Interestingly, both Rep. Glazier and Mr. Goodall from the NC Alliance for Charter Schools agree on this point–NC made it too easy for public charter schools to be set up in the early going, and our children paid the price. What started as an opportunity to be innovative and progressive led to a retail mentality in our schools. There needs to be a higher bar set for such a fundamental service–our educational system–than simply who can complete the application and show themselves as willing and able,  without any track record of success.

For those of you accustomed to reading my angle about human services to people with mental health issues or people with intellectual or development disabilities…what does this sound like?



March 21, 2011

CABHA–One Year Later

by Richard Edwards

Last week, I presented to the Mental Health Subcommittee at the NC Legislature on the Critical Access Behavioral Healthcare Agency (CABHA) implementation. We had been asked by Benchmarks NC, an advocacy organization to which my employer belongs, to speak on our experience with implementing the Critical Access Behavioral Healthcare Agency model over the past twelve months.

You can view my presentation here, but the main points are these: we have found the CABHA model to be very effective in our organization; but woefully underfunded; and that the transition to a CABHA-based provider community is far from over.

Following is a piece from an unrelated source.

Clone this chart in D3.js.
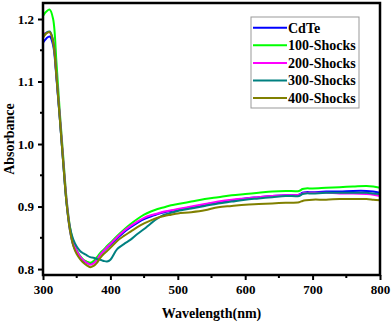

In terms of cost, the primary costs of the CABHA model are the personnel costs of the Medical Director and Clinical Director, for which there has been no additional funding. That’s significant given that these are likely two of the highest paid positions in any mental health organization. But now that we’ve been at this for over a year, it is impossible for me to imagine going back to having physicians without a Medical Director, or not having the support of our Clinical Director in responding to a crisis or developing support plans for the individuals we serve. Their impact has just been too valuable, even if we decided not to be a CABHA in the future.

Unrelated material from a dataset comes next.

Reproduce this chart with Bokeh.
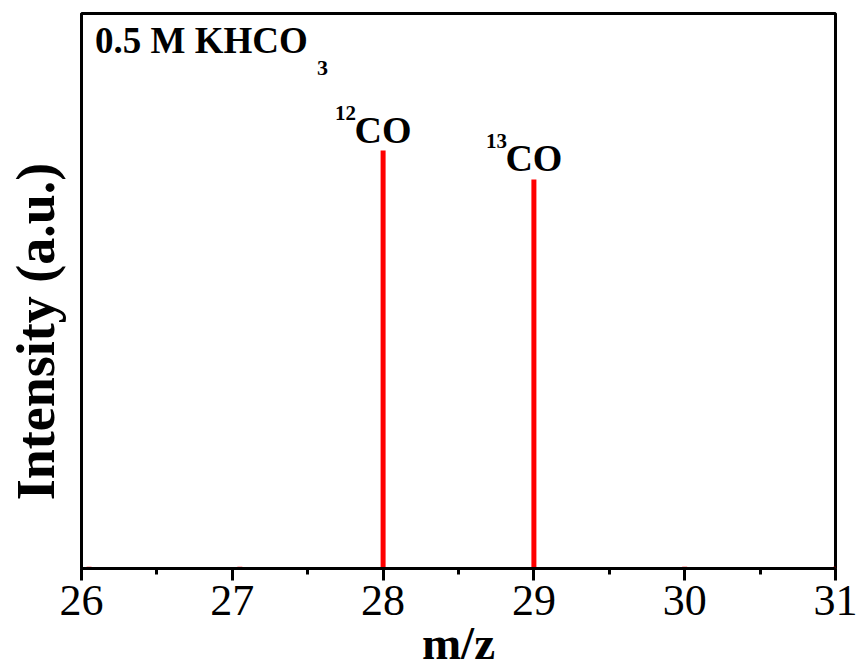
from bokeh.plotting import figure
from bokeh.models import Label, Range1d, FixedTicker, ColumnDataSource
from bokeh.embed import file_html
from bokeh.resources import INLINE

# m/z positions and measured intensities (a.u.)
mz = [26.05, 27.05, 28, 29, 30, 31]
intensity = [0.003, 0.003, 0.753, 0.701, 0.003, 0.003]

# peak annotations: (m/z, isotope mass number)
peak_mz = [28, 29]
peak_mass = ["12", "13"]

x_ticks = [26, 27, 28, 29, 30, 31]
x_minor_ticks = [26.5, 27.5, 28.5, 29.5, 30.5]

SERIF = "Liberation Serif"

p = figure(width=857, height=670, output_backend="svg", toolbar_location=None,
           x_range=Range1d(26, 31), y_range=Range1d(0, 1),
           min_border_left=81, min_border_right=22,
           min_border_top=13, min_border_bottom=102)

p.background_fill_color = "white"
p.border_fill_color = "white"
p.outline_line_color = "black"
p.outline_line_width = 3
p.xgrid.visible = False
p.ygrid.visible = False

# bottom axis: m/z ticks
ax = p.xaxis[0]
ax.ticker = FixedTicker(ticks=x_ticks, minor_ticks=x_minor_ticks)
ax.axis_line_width = 3
ax.axis_line_color = "black"
ax.major_tick_in = 0
ax.major_tick_out = 12
ax.major_tick_line_width = 3
ax.minor_tick_in = 0
ax.minor_tick_out = 6
ax.minor_tick_line_width = 3
ax.major_label_text_font = SERIF
ax.major_label_text_font_size = "44px"
ax.major_label_text_color = "black"
ax.major_label_standoff = 5

# left axis: label only, intensity in arbitrary units has no ticks
ay = p.yaxis[0]
ay.ticker = FixedTicker(ticks=[])
ay.axis_line_width = 3
ay.axis_line_color = "black"
ay.major_tick_in = 0
ay.major_tick_out = 0
ay.minor_tick_in = 0
ay.minor_tick_out = 0
ay.axis_label = "Intensity (a.u.)" + "\u00a0" * 6
ay.axis_label_text_font = SERIF
ay.axis_label_text_font_style = "bold"
ay.axis_label_text_font_size = "54px"
ay.axis_label_text_color = "black"
ay.axis_label_standoff = 16

src = ColumnDataSource(dict(x=mz, y0=[0] * len(mz), y1=intensity))
p.segment(x0="x", y0="y0", x1="x", y1="y1", source=src,
          line_color="#ff0000", line_width=5)

# peak labels: centred "CO" with the mass number as a superscript
for xm, mass in zip(peak_mz, peak_mass):
    h = intensity[mz.index(xm)]
    p.add_layout(Label(x=xm, y=h, y_offset=21, text="CO",
                       text_font=SERIF, text_font_style="bold",
                       text_font_size="38px", text_align="center",
                       text_baseline="alphabetic", text_color="black"))
    p.add_layout(Label(x=xm, y=h, x_offset=-27, y_offset=38, text=mass,
                       text_font=SERIF, text_font_style="bold",
                       text_font_size="21px", text_align="right",
                       text_baseline="alphabetic", text_color="black"))

# electrolyte tag in the upper-left corner
p.add_layout(Label(x=26.09, y=0.952, text="0.5 M KHCO",
                   text_font=SERIF, text_font_style="bold",
                   text_font_size="37px", text_align="left",
                   text_baseline="alphabetic", text_color="black"))
p.add_layout(Label(x=26.09, y=0.952, x_offset=222, y_offset=-28, text="3",
                   text_font=SERIF, text_font_style="bold",
                   text_font_size="22px", text_align="left",
                   text_baseline="alphabetic", text_color="black"))

# x-axis title sits in the lower border, under the tick labels
p.add_layout(Label(x=28.5, y=0, y_offset=-74, text="m/z",
                   text_font=SERIF, text_font_style="bold",
                   text_font_size="47px",
                   text_align="center",
                   text_baseline="alphabetic", text_color="black"), "below")

open("out.html", "w").write(file_html(p, INLINE))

The challenge this presents for our agency and others is that CABHA is a one-way street, in a way. If your Medical Director and Clinical Director are really doing their jobs, they become linchpins in the organization, and there’s no way to get around how much benefit they bring. That said, if the state doesn’t do more to support the CABHAs, the sustainability of the CABHA model is in doubt, begging the question–if CABHA is a one-way street, where does it dead-end?

Beth Melcher, from the NC Department of Health & Human Services, spoke to the subcommittee first and told the members, plainly, there are too many CABHAs (approaching 200). You can see the full list here. There are certainly more than anyone anticipated, but does that mean there are too many? Maybe, maybe not–but the truth is, there are more CABHAs than will survive. Here’s one reason why…Community Support Team.

Currently on the list are 71 CABHAs providing Community Support Team (CST), which is a service for adults with mental health and/or substance abuse issues. That is fully a third of the total, and CST has not only had additional training requirements put on it in the past six months, but has actually had hours available cut from 15 hrs/week (maximum) to 3 hrs/week (on average), and has had a rate cut on top of all these changes. Agencies are exiting CST as quickly as they can, because the rate simply cannot support the service. But these 71 CABHA agencies are providing CST, and will continue to provide CST, because they have to demonstrate a continuum of services–meaining, a variety of enhanced mental health or substance abuse services–meaning, they are a on a one-way street.

Without CST, they lose their CABHA status. With CST, the whole agency could go under. And without significant changes in the way the state supports CABHAs, we will continue to see rapid attrition of providers as reality sets in.

So while we have turned a corner in the mental health system, we are not, to mix a metaphor, out of the woods.  My angle is that CABHA is the right direction, but without additional support, it could mean another dead end.

But that’s just my angle–what are your thoughts?